Tom's on call this week and his phone just went off.  Guess he's going to have to head into work.  He started bugging me about being up at this hour.  I assured him I'd slept from 10 until 2.   He's always on my case about how I don't get enough sleep.   Then again, he'd sleep 20 hours a day if he could.  I guess he's not the only one with that opinion though since Sean casually mentioned the other day....Mom...how come you never sleep?

Oh weird night.  Tom headed out the door and two of my kids ended up waking up and coming out.  One went to back to bed shortly after getting up.  The other asked to use this computer and then started talking.  Talking about things that haven't been talked about in years.  Things that I've always wondered about.  And the best thing....they told me they loved me and appreciated everything I've done.   Words that make a mom's sacrifice totally worth it.

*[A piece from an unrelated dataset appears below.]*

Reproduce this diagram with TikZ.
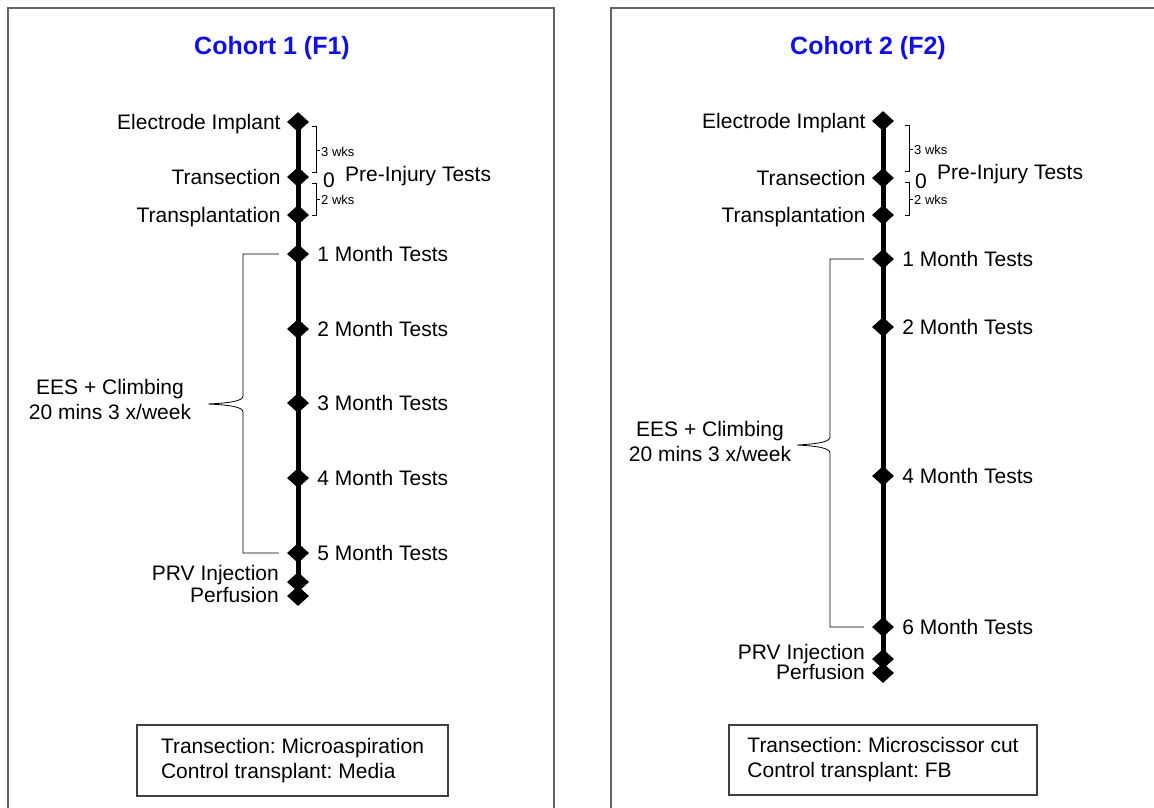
\documentclass[tikz,border=0pt]{standalone}
\usepackage{fontspec}
\setmainfont{Liberation Sans}
\usetikzlibrary{shapes.geometric,positioning,calc}
\definecolor{titleblue}{RGB}{15,15,230}
\definecolor{framegray}{RGB}{100,100,100}
\tikzset{
  evt/.style={diamond, fill=black, inner sep=0pt, minimum width=22pt, minimum height=20pt},
  lbl/.style={inner sep=0pt, font=\fontsize{21}{25}\selectfont, text height=15pt, text depth=0pt},
  wks/.style={inner sep=0pt, font=\fontsize{13}{15}\selectfont},
  ees/.style={inner sep=0pt, font=\fontsize{21}{25}\selectfont, align=center},
  ttl/.style={inner sep=0pt, font=\fontsize{25}{29}\selectfont\bfseries, text=titleblue},
  axis/.style={line width=5pt},
  brk/.style={line width=0.8pt},
  panel/.style={draw=framegray, line width=1.5pt},
  note/.style={draw=black!75, line width=1.2pt, align=left, inner sep=0pt,
    font=\fontsize{21}{25}\selectfont}
}
\frenchspacing
\begin{document}
\begin{tikzpicture}[x=1pt,y=-1pt]
  \clip (0,0) rectangle (1154,807);
  \fill[white] (0,0) rectangle (1154,807);
  % Rahmen
  \draw[panel] (8,8) rectangle (554,830);
  \draw[panel] (611,8) rectangle (1170,830);

  % Kohorte 1
  \node[ttl] (t1) at (272,48) {Cohort 1 (F1)};
  \node[evt] (ei1) at (298,122) {};
  \node[evt] (tr1) at (298,177) {};
  \node[evt] (tp1) at (298,215) {};
  \foreach \y/\v in {254/1, 329/2, 403/3, 478/4, 553/5} {
    \node[evt] (a\v) at (298,\y) {};
    \node[lbl, right=8pt of a\v] (la\v) {\v\ Month Tests};
  }
  \node[evt] (prv1) at (298,582) {};
  \node[evt] (pf1) at (298,596) {};
  \draw[axis] (ei1.center) -- (pf1.center);
  \node[lbl, left=6pt of ei1] (lei1) {Electrode Implant};
  \node[lbl, left=6pt of tr1] (ltr1) {Transection};
  \node[lbl, left=6pt of tp1] (ltp1) {Transplantation};
  \node[lbl, anchor=east] (lprv1) at (279,573) {PRV Injection};
  \node[lbl, anchor=east] (lpf1) at (279,595) {Perfusion};

  % Wochen
  \draw[brk] (312,126) -- (316,126) -- (316,172) -- (312,172);
  \draw[brk] (316,150) -- (320,150);
  \node[wks, anchor=west] (w3a) at (321,152) {3 wks};
  \draw[brk] (312,183) -- (316,183) -- (316,215) -- (312,215);
  \draw[brk] (316,199) -- (320,199);
  \node[wks, anchor=west] (w2a) at (321,200) {2 wks};
  \node[lbl] (z1) at (329,180) {0};
  \node[lbl, anchor=west] (pi1) at (345,174) {Pre-Injury Tests};

  % Training
  \node[ees] (ees1) at (110,399) {EES + Climbing\\20 mins 3 x/week};
  \draw[brk] ([xshift=-8pt]a1.west) -- (243,254) -- (243,396)
    .. controls (243,401) and (230,403) .. (208,404)
    .. controls (230,405) and (243,407) .. (243,412) -- (243,553) -- ([xshift=-8pt]a5.west);

  \node[note, minimum width=311pt, minimum height=71pt] (box1) at (292.5,760.5)
    {Transection: Microaspiration\\Control transplant: Media};

  % Kohorte 2
  \node[ttl] (t2) at (868,48) {Cohort 2 (F2)};
  \node[evt] (ei2) at (883,121) {};
  \node[evt] (tr2) at (883,178) {};
  \node[evt] (tp2) at (883,215) {};
  \foreach \y/\v in {259/1, 327/2, 476/4, 627/6} {
    \node[evt] (b\v) at (883,\y) {};
    \node[lbl, right=8pt of b\v] (lb\v) {\v\ Month Tests};
  }
  \node[evt] (prv2) at (883,659) {};
  \node[evt] (pf2) at (883,673) {};
  \draw[axis] (ei2.center) -- (pf2.center);
  \node[lbl, left=6pt of ei2] (lei2) {Electrode Implant};
  \node[lbl, left=6pt of tr2] (ltr2) {Transection};
  \node[lbl, left=6pt of tp2] (ltp2) {Transplantation};
  \node[lbl, anchor=east] (lprv2) at (865,652) {PRV Injection};
  \node[lbl, anchor=east] (lpf2) at (865,672) {Perfusion};

  % Wochen
  \draw[brk] (905,125) -- (909,125) -- (909,171) -- (905,171);
  \draw[brk] (909,149) -- (913,149);
  \node[wks, anchor=west] (w3b) at (914,150) {3 wks};
  \draw[brk] (905,182) -- (909,182) -- (909,215) -- (905,215);
  \draw[brk] (909,199) -- (913,199);
  \node[wks, anchor=west] (w2b) at (914,200) {2 wks};
  \node[lbl] (z2) at (921,181) {0};
  \node[lbl, anchor=west] (pi2) at (937,172) {Pre-Injury Tests};

  % Training
  \node[ees] (ees2) at (710,441) {EES + Climbing\\20 mins 3 x/week};
  \draw[brk] ([xshift=-8pt]b1.west) -- (830,259) -- (830,437)
    .. controls (830,442) and (817,444) .. (797,445)
    .. controls (817,446) and (830,448) .. (830,453) -- (830,627) -- ([xshift=-8pt]b6.west);

  \node[note, minimum width=308pt, minimum height=70pt] (box2) at (883,760)
    {Transection: Microscissor cut\\Control transplant: FB};
\end{tikzpicture}
\end{document}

I think I'll end this on that note.  

  

1 comment:

Thia said...

4 hours of sleep? Oh my goodness. I can't even think of dealing with that. In fact, 7 hours has not been working for me. Last weekend I got two nights of nearly 10 hours and the few days after that were pretty good. Then the nights of 7 hours caught up with me again and I was a bear. Had nearly 10 last night, thinking today will be good once I get going. Now...that's not 10 uninterrupted. I am up once or twice with the kids during a night, but usually fall right back to sleep. I'm working on 8 years of sleep deprivation.